[START Supplied records]

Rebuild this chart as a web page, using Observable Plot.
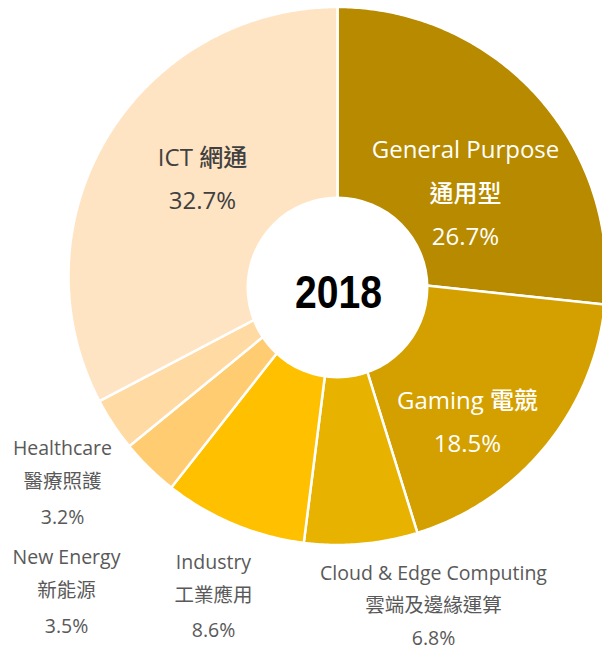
<!DOCTYPE html>
<html>
<head>
<meta charset="utf-8">
<script src="https://cdn.jsdelivr.net/npm/d3@7"></script>
<script src="https://cdn.jsdelivr.net/npm/@observablehq/plot@0.6"></script>
<style>
  html, body { margin: 0; padding: 0; background: #fff; }
  #chart svg { display: block; }
</style>
</head>
<body>
<div id="chart"></div>
<script>
// ---- data ----
const categories = ["General Purpose", "Gaming", "Cloud & Edge Computing", "Industry", "New Energy", "Healthcare", "ICT"];
const namesZh = ["通用型", "電競", "雲端及邊緣運算", "工業應用", "新能源", "醫療照護", "網通"];
const shares = [26.7, 18.5, 6.8, 8.6, 3.5, 3.2, 32.7];
const year = "2018";

// ---- styling / layout ----
const colors = ["#B78A00", "#D4A000", "#E8B200", "#FFC000", "#FFCC72", "#FFDAA3", "#FFE4C3"];
const W = 602, H = 650;
const cx = 337, cy = 275.5, R = 269;
const hole = {x: 337, y: 287, r: 91};
const latin = "'Open Sans','Noto Sans CJK TC',sans-serif";

// slice polygons derived from shares
const slices = [];
let acc = 0;
shares.forEach((v, i) => {
  const a0 = acc / 100 * 2 * Math.PI, a1 = (acc + v) / 100 * 2 * Math.PI;
  acc += v;
  slices.push({cat: categories[i], x: cx, y: cy});
  const n = Math.max(8, Math.ceil((a1 - a0) / 0.01));
  for (let k = 0; k <= n; k++) {
    const t = a0 + (a1 - a0) * k / n;
    slices.push({cat: categories[i], x: cx + R * Math.sin(t), y: cy - R * Math.cos(t)});
  }
});

const pct = v => v.toFixed(1) + "%";
const idx = c => categories.indexOf(c);

// label placement (layout)
const insideLabels = [
  {i: idx("General Purpose"), x: 465, ys: [150, 194, 237], lines: i => [categories[i], namesZh[i], pct(shares[i])], fill: "#ffffff"},
  {i: idx("Gaming"), x: 467, ys: [401, 444], lines: i => [categories[i] + " " + namesZh[i], pct(shares[i])], fill: "#ffffff"},
  {i: idx("ICT"), x: 202, ys: [158, 201], lines: i => [categories[i] + " " + namesZh[i], pct(shares[i])], fill: "#404040"}
];
const outsideLabels = [
  {i: idx("Healthcare"), x: 62, ys: [448, 481, 517]},
  {i: idx("New Energy"), x: 66, ys: [557, 590, 626]},
  {i: idx("Industry"), x: 213, ys: [562, 595, 630]},
  {i: idx("Cloud & Edge Computing"), x: 433, ys: [573, 605, 638]}
];

const inRows = insideLabels.flatMap(L => L.lines(L.i).map((t, k) => ({text: t, x: L.x, y: L.ys[k], fill: L.fill})));
const outRows = outsideLabels.flatMap(L => [categories[L.i], namesZh[L.i], pct(shares[L.i])].map((t, k) => ({text: t, x: L.x, y: L.ys[k]})));

const chart = Plot.plot({
  width: W, height: H, margin: 0,
  style: {background: "#fff"},
  x: {domain: [0, W], range: [0, W], axis: null},
  y: {domain: [0, H], range: [0, H], axis: null},
  color: {domain: categories, range: colors},
  marks: [
    Plot.line(slices, {x: "x", y: "y", z: "cat", fill: "cat", stroke: "#ffffff", strokeWidth: 2.5, curve: "linear-closed", strokeLinejoin: "round"}),
    Plot.dot([hole], {x: "x", y: "y", r: hole.r, fill: "#ffffff", stroke: null}),
    Plot.text([year], {x: () => 338, y: () => 293, text: d => d, fontSize: 46, fontWeight: "bold", fontFamily: "'Liberation Sans','Arial',sans-serif", fill: "#000"}),
    Plot.text(inRows, {x: "x", y: "y", text: "text", fill: d => d.fill, fontSize: 24, fontWeight: 500, fontFamily: latin}),
    Plot.text(outRows, {x: "x", y: "y", text: "text", fill: "#595959", fontSize: 19.5, fontFamily: latin})
  ]
});
// condense the year (narrow bold face)
chart.querySelectorAll("text").forEach(el => {
  if (el.textContent === year) {
    const t = el.getAttribute("transform") || "";
    el.setAttribute("transform", `translate(338,0) scale(0.85,1) translate(-338,0) ${t}`);
  }
});
document.getElementById("chart").appendChild(chart);
</script>
</body>
</html>
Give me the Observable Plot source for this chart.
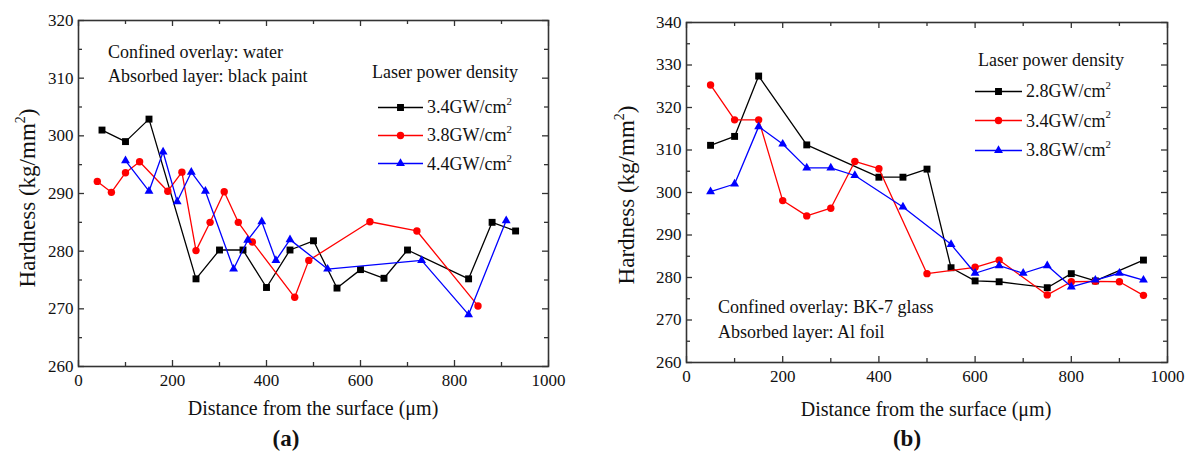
<!DOCTYPE html>
<html>
<head>
<meta charset="utf-8">
<script src="https://cdn.jsdelivr.net/npm/d3@7"></script>
<script src="https://cdn.jsdelivr.net/npm/@observablehq/plot@0.6"></script>
<style>
  body { margin: 0; background: #fff; }
  #wrap { position: relative; width: 1188px; height: 454px; overflow: hidden; font-family: "Liberation Serif", "Times New Roman", serif; color: #111; }
  .panel { position: absolute; top: 0; }
  .txt { position: absolute; white-space: nowrap; line-height: 1; transform: translateY(-50%); font-size: 18px; }
  .ctr { transform: translate(-50%, -50%); }
  .rot { transform: translate(-50%, -50%) rotate(-90deg); font-size: 23px; }
  .xt { font-size: 20px; }
  .cap { font-weight: bold; font-size: 23px; }
  .row { position: absolute; display: flex; align-items: center; transform: translateY(-50%); font-size: 18px; white-space: nowrap; }
  .row svg { display: block; margin-right: 4px; }
  sup { font-size: 0.6em; vertical-align: 0; position: relative; top: -0.75em; }
</style>
</head>
<body>
<div id="wrap"></div>
<script>
// (a) water overlay + black paint absorber
const distA1 = [50, 100, 150, 250, 300, 350, 400, 450, 500, 550, 600, 650, 700, 830, 880, 930];
const hardA1 = [301, 299, 302.9, 275.2, 280.2, 280.2, 273.7, 280.2, 281.8, 273.6, 276.8, 275.3, 280.2, 275.2, 285, 283.5];
const distA2 = [40, 70, 100, 130, 190, 220, 250, 280, 310, 340, 370, 460, 490, 620, 720, 850];
const hardA2 = [292.1, 290.2, 293.6, 295.5, 290.4, 293.7, 280.1, 285, 290.3, 285, 281.6, 272, 278.4, 285.1, 283.5, 270.5];
const distA3 = [100, 150, 180, 210, 240, 270, 330, 360, 390, 420, 450, 530, 730, 830, 910];
const hardA3 = [295.7, 290.4, 297.2, 288.6, 293.7, 290.4, 276.9, 281.9, 285.1, 278.4, 282, 276.9, 278.4, 269, 285.3];
const labelsA = ["3.4GW/cm", "3.8GW/cm", "4.4GW/cm"];

// (b) BK-7 glass overlay + Al foil absorber
const distB1 = [50, 100, 150, 250, 400, 450, 500, 550, 600, 650, 750, 800, 850, 950];
const hardB1 = [311.1, 313.2, 327.4, 311.2, 303.6, 303.6, 305.5, 282.3, 279.2, 279, 277.6, 280.9, 279.2, 284.1];
const distB2 = [50, 100, 150, 200, 250, 300, 350, 400, 500, 600, 650, 750, 800, 850, 900, 950];
const hardB2 = [325.3, 317.1, 317.1, 298.1, 294.5, 296.3, 307.3, 305.6, 280.9, 282.4, 284.1, 275.9, 279, 279.1, 279, 275.8];
const distB3 = [50, 100, 150, 200, 250, 300, 350, 450, 550, 600, 650, 700, 750, 800, 850, 900, 950];
const hardB3 = [300.2, 302, 315.5, 311.4, 305.8, 305.8, 304, 296.6, 287.8, 281, 282.8, 281, 282.8, 277.8, 279.4, 281, 279.4];
const labelsB = ["2.8GW/cm", "3.4GW/cm", "3.8GW/cm"];

const xTicks = [0, 200, 400, 600, 800, 1000];
const colors = ["#000000", "#ff0000", "#0000ff"];
const symbols = ["square", "circle", "triangle"];
const radii = [3.9, 3.7, 3.3];
const AX = "#333";

const wrap = document.getElementById("wrap");

function rows(xs, ys) { return xs.map((x, i) => ({x, y: ys[i]})); }

function panel({series, yDomain, width, height, marginLeft, marginRight, marginTop, marginBottom}) {
  const plotH = height - marginTop - marginBottom;
  const plotW = width - marginLeft - marginRight;
  const xMinor = xTicks.slice(0, -1).map(v => v + 100);
  const yMajor = d3.range(yDomain[0], yDomain[1] + 1, 10);
  const yMinor = yMajor.slice(0, -1).map(v => v + 5);
  const tickStyle = {stroke: AX, strokeWidth: 1.3};
  // ticks point into the frame on all four sides
  const inward = (vals, len) => [
    Plot.tickX(vals, {x: d => d, insetTop: plotH - len, ...tickStyle}),
    Plot.tickX(vals, {x: d => d, insetBottom: plotH - len, ...tickStyle}),
  ];
  const inwardY = (vals, len) => [
    Plot.tickY(vals, {y: d => d, insetRight: plotW - len, ...tickStyle}),
    Plot.tickY(vals, {y: d => d, insetLeft: plotW - len, ...tickStyle}),
  ];
  const marks = [
    ...inward(xTicks, 6), ...inward(xMinor, 4),
    ...inwardY(yMajor, 6), ...inwardY(yMinor, 4),
    Plot.axisX({ticks: xTicks, tickFormat: d => String(d), tickSize: 0, tickPadding: 7, label: null, fontSize: 17, fill: "#111"}),
    Plot.axisY({ticks: yMajor, tickFormat: d => String(d), tickSize: 0, tickPadding: 5, label: null, fontSize: 17, fill: "#111"}),
  ];
  series.forEach((s, i) => {
    marks.push(Plot.line(s, {x: "x", y: "y", stroke: colors[i], strokeWidth: 1.3}));
    marks.push(Plot.dot(s, {x: "x", y: "y", fill: colors[i], stroke: "none", symbol: symbols[i], r: radii[i]}));
  });
  marks.push(Plot.frame({stroke: AX, strokeWidth: 1.6}));
  return Plot.plot({
    width, height, marginLeft, marginRight, marginTop, marginBottom,
    x: {domain: [0, 1000]},
    y: {domain: yDomain},
    style: {fontFamily: '"Liberation Serif", "Times New Roman", serif', fontSize: "17px", color: "#111", background: "transparent"},
    marks
  });
}

function place(cls, html, left, top) {
  const d = document.createElement("div");
  d.className = cls;
  d.innerHTML = html;
  d.style.left = left + "px";
  d.style.top = top + "px";
  wrap.appendChild(d);
  return d;
}

function legendRow(i, label, left, top, len) {
  const sym = d3.symbol(d3["symbol" + symbols[i][0].toUpperCase() + symbols[i].slice(1)], Math.PI * radii[i] * radii[i])();
  const svg = `<svg width="${len}" height="14"><line x1="0" x2="${len}" y1="7" y2="7" stroke="${colors[i]}" stroke-width="1.3"/>` +
    `<path d="${sym}" transform="translate(${len / 2},7)" fill="${colors[i]}"/></svg>`;
  place("row", svg + `<span>${label}<sup>2</sup></span>`, left, top);
}

const seriesA = [rows(distA1, hardA1), rows(distA2, hardA2), rows(distA3, hardA3)];
const seriesB = [rows(distB1, hardB1), rows(distB2, hardB2), rows(distB3, hardB3)];

const pa = place("panel", "", 0, 0);
pa.appendChild(panel({series: seriesA, yDomain: [260, 320], width: 590, height: 420, marginLeft: 78, marginRight: 42, marginTop: 20, marginBottom: 54}));

const pb = place("panel", "", 600, 0);
pb.appendChild(panel({series: seriesB, yDomain: [260, 340], width: 588, height: 420, marginLeft: 86, marginRight: 21, marginTop: 22, marginBottom: 58}));

// axis titles
place("txt rot", "Hardness (kg/mm<sup>2</sup>)", 27, 198);
place("txt ctr xt", "Distance from the surface (μm)", 313, 408);
place("txt rot", "Hardness (kg/mm<sup>2</sup>)", 626, 195);
place("txt ctr xt", "Distance from the surface (μm)", 926, 409);

// panel captions
place("txt ctr cap", "(<b>a</b>)", 286, 438);
place("txt ctr cap", "(<b>b</b>)", 907, 438);

// condition notes
place("txt", "Confined overlay: water", 108, 52);
place("txt", "Absorbed layer: black paint", 108, 76);
place("txt", "Confined overlay: BK-7 glass", 718, 307);
place("txt", "Absorbed layer: Al foil", 718, 332);

// legends
place("txt", "Laser power density", 372, 72);
labelsA.forEach((l, i) => legendRow(i, l, 378, 107 + i * 28.3, 45));
place("txt", "Laser power density", 978, 60);
labelsB.forEach((l, i) => legendRow(i, l, 975, 91 + i * 29.5, 47));
</script>
</body>
</html>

[END Supplied records]

Repeat exactly the lines from the first line of the records above through the line containing "Sans','Noto Sans CJK", leaving out the pictures.

Rebuild this chart as a web page, using Observable Plot.
<!DOCTYPE html>
<html>
<head>
<meta charset="utf-8">
<script src="https://cdn.jsdelivr.net/npm/d3@7"></script>
<script src="https://cdn.jsdelivr.net/npm/@observablehq/plot@0.6"></script>
<style>
  html, body { margin: 0; padding: 0; background: #fff; }
  #chart svg { display: block; }
</style>
</head>
<body>
<div id="chart"></div>
<script>
// ---- data ----
const categories = ["General Purpose", "Gaming", "Cloud & Edge Computing", "Industry", "New Energy", "Healthcare", "ICT"];
const namesZh = ["通用型", "電競", "雲端及邊緣運算", "工業應用", "新能源", "醫療照護", "網通"];
const shares = [26.7, 18.5, 6.8, 8.6, 3.5, 3.2, 32.7];
const year = "2018";

// ---- styling / layout ----
const colors = ["#B78A00", "#D4A000", "#E8B200", "#FFC000", "#FFCC72", "#FFDAA3", "#FFE4C3"];
const W = 602, H = 650;
const cx = 337, cy = 275.5, R = 269;
const hole = {x: 337, y: 287, r: 91};
const latin = "'Open Sans','Noto Sans CJK TC',sans-serif";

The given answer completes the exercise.